Bramalea sold off the mall in 1991. By December 1995, the mall was under the ownership of Talisman, who proposed to demolish most of the structure. By year's end, the last inline tenants had closed, leaving only Marshalls, Toys "R" Us, Montgomery Ward, Best Products, and Herman's World of Sporting Goods. Four months later, the Best Products store was demolished to make way for construction of a Target. Throughout 1997 and 1998, the center was largely demolished for conversion to a power center, which included PetSmart, Bed Bath & Beyond, Super Fresh, Sports Authority, TJ Maxx, and Michaels along with the existing Montgomery Ward, Toys "R" Us, and Marshalls stores.

Montgomery Ward later closed its store when the chain went out of business in 2001. A two-story portion of the new center featured Today's Man on the lower level and DSW on the upper level. In 2004, DSW moved its store down to the space vacated by Today's Man after that store closed, and Filene's Basement opened its first Maryland store in DSW's original location.

Kimco Realty bought the center in February 2004, just as Walmart moved into the space vacated by Montgomery Ward. Reflecting its former Montgomery Ward department store configuration, the Wal-Mart has two levels with escalators. Filene's Basement closed and became Havertys in 2012. Super Fresh closed in 2012 and became Weis Markets a year later. Sports Authority closed in 2016 due to its bankruptcy and was replaced by Burlington in 2018.

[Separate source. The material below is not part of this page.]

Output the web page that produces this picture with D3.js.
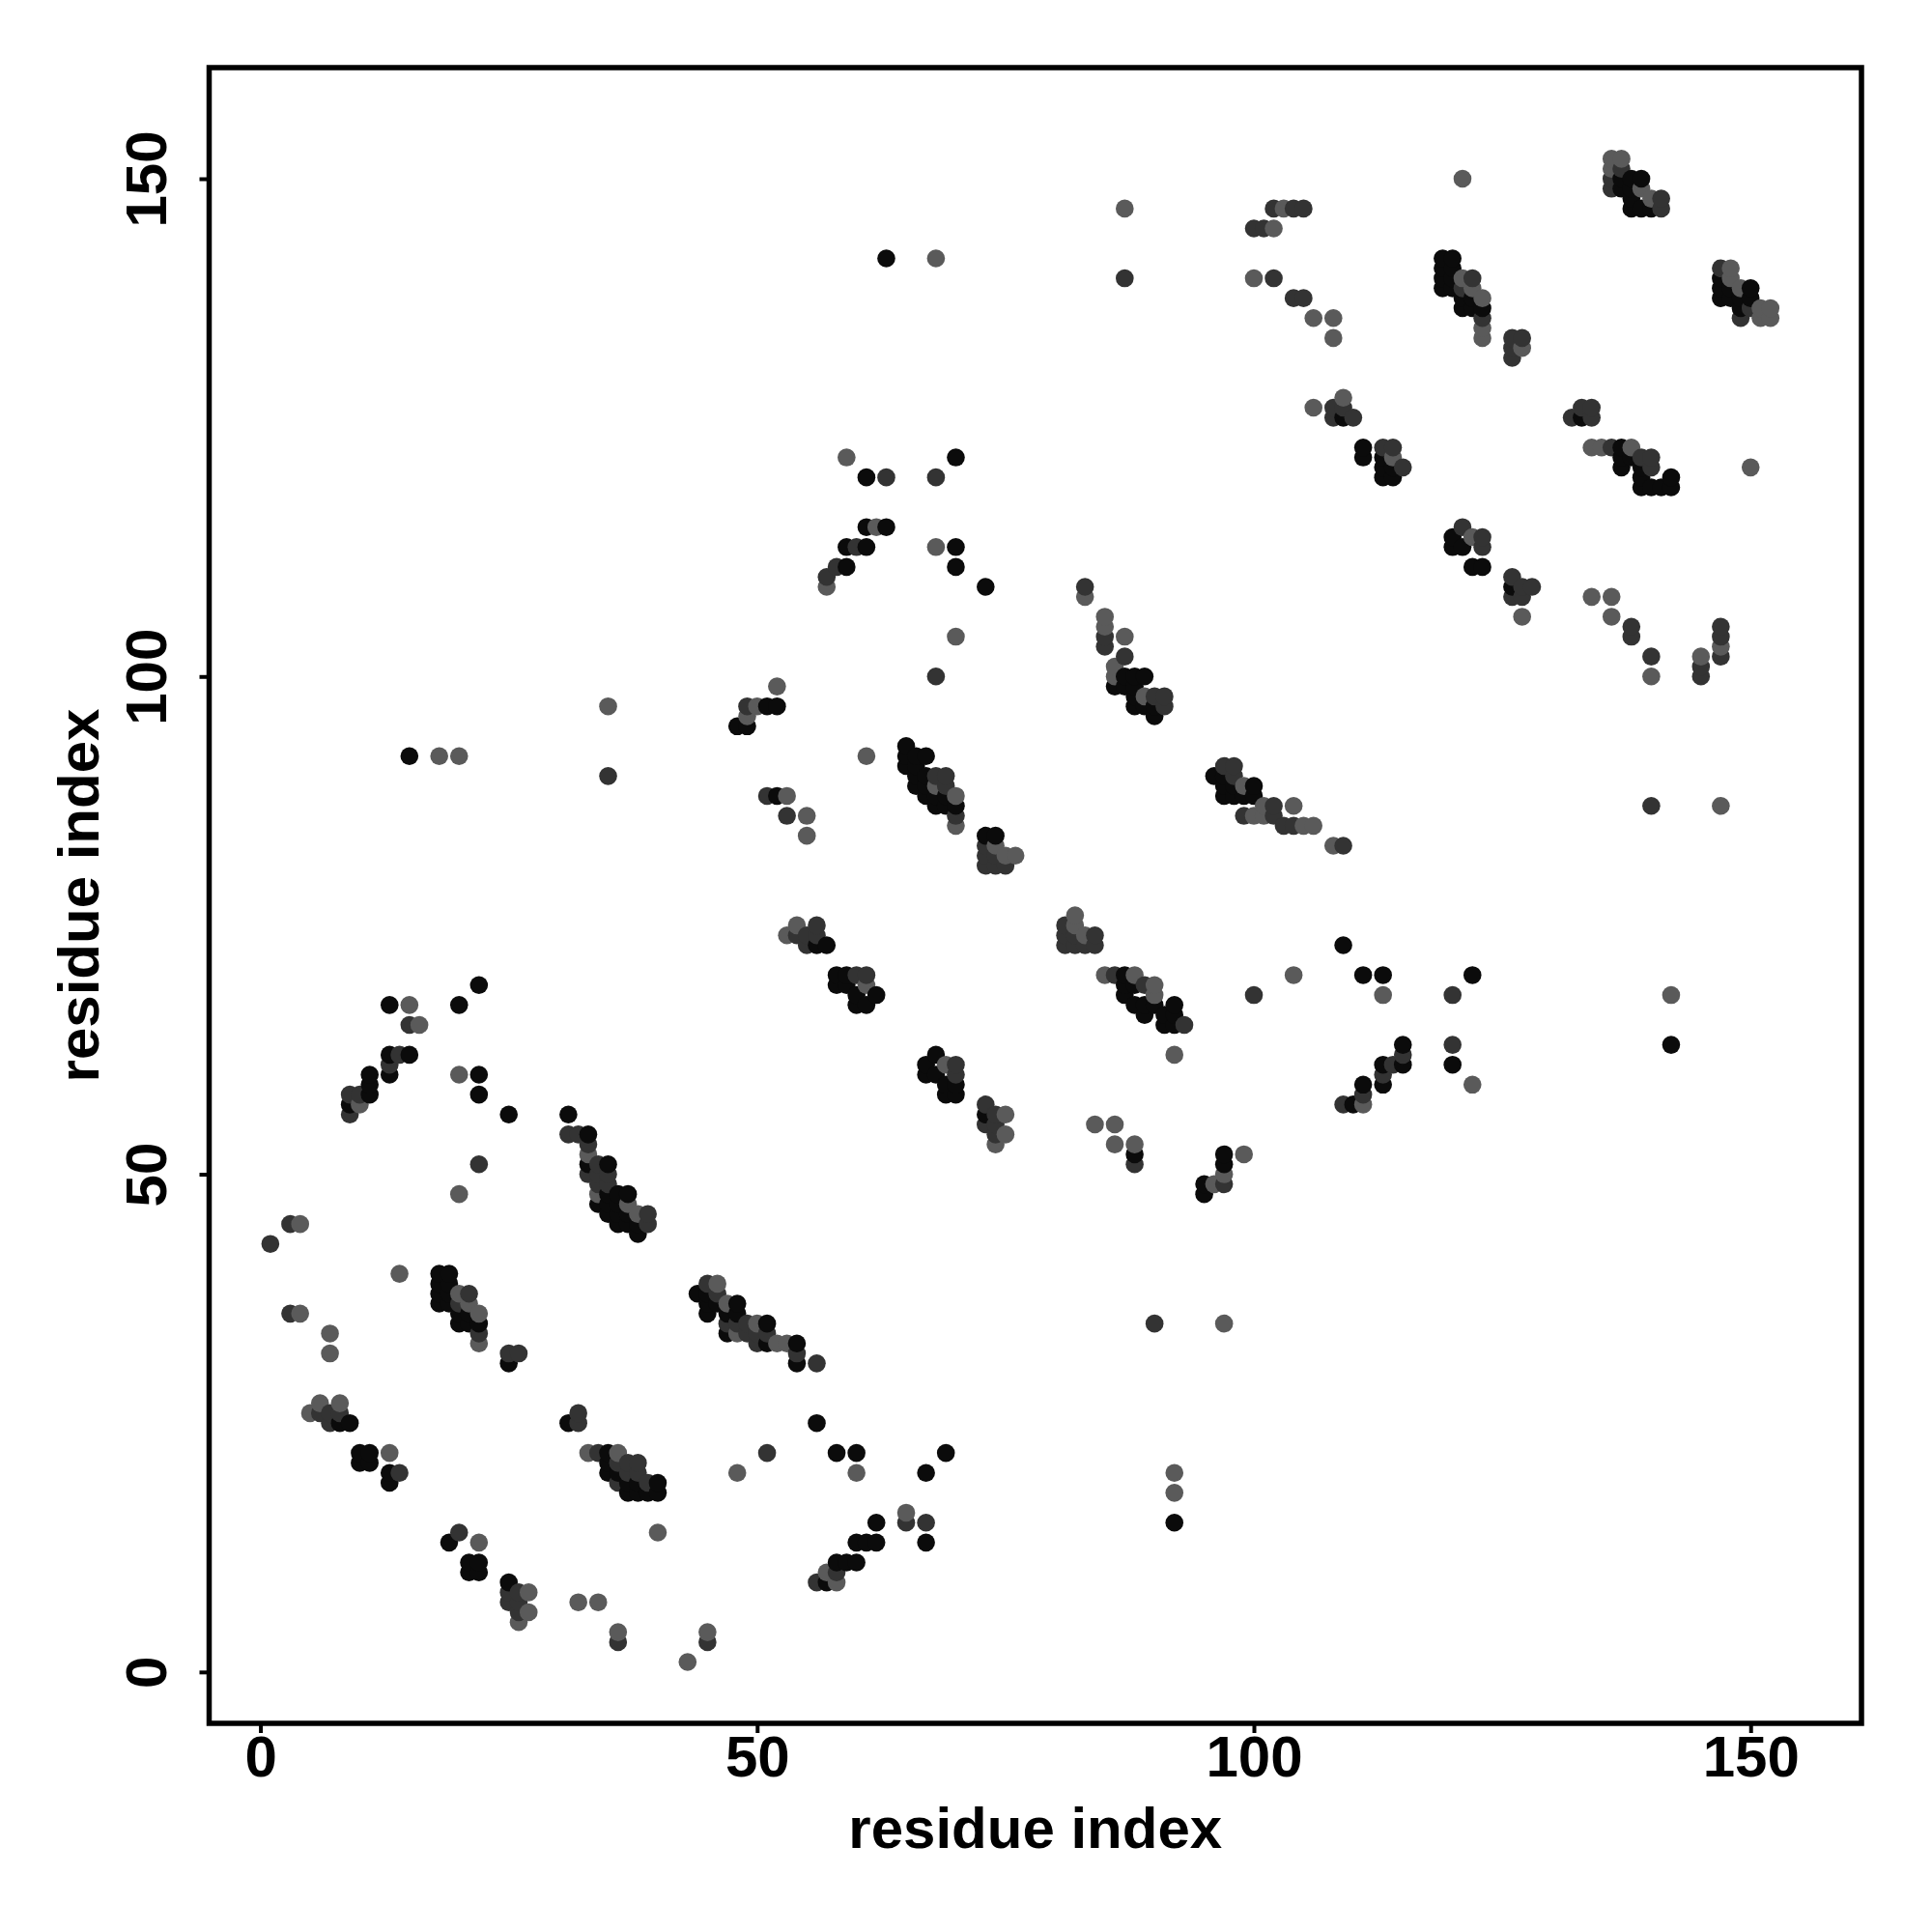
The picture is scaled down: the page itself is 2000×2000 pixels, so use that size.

On June 29, 2018, Toys "R" Us closed all their stores in the U.S. including the one at Towson Place. Ollie's Bargain Outlet opened in that space in 2019. DSW also relocated that year.

On April 24, 2023, It was announced that Bed Bath & Beyond would be closing as part of a plan to close all 360 Bed Bath & Beyond and 120 Buy Buy Baby stores nationwide due to bankruptcy. The store closed on July 30.

On March 6, 2024, it was announced that Walmart would be closing on April 5 due to underperformance.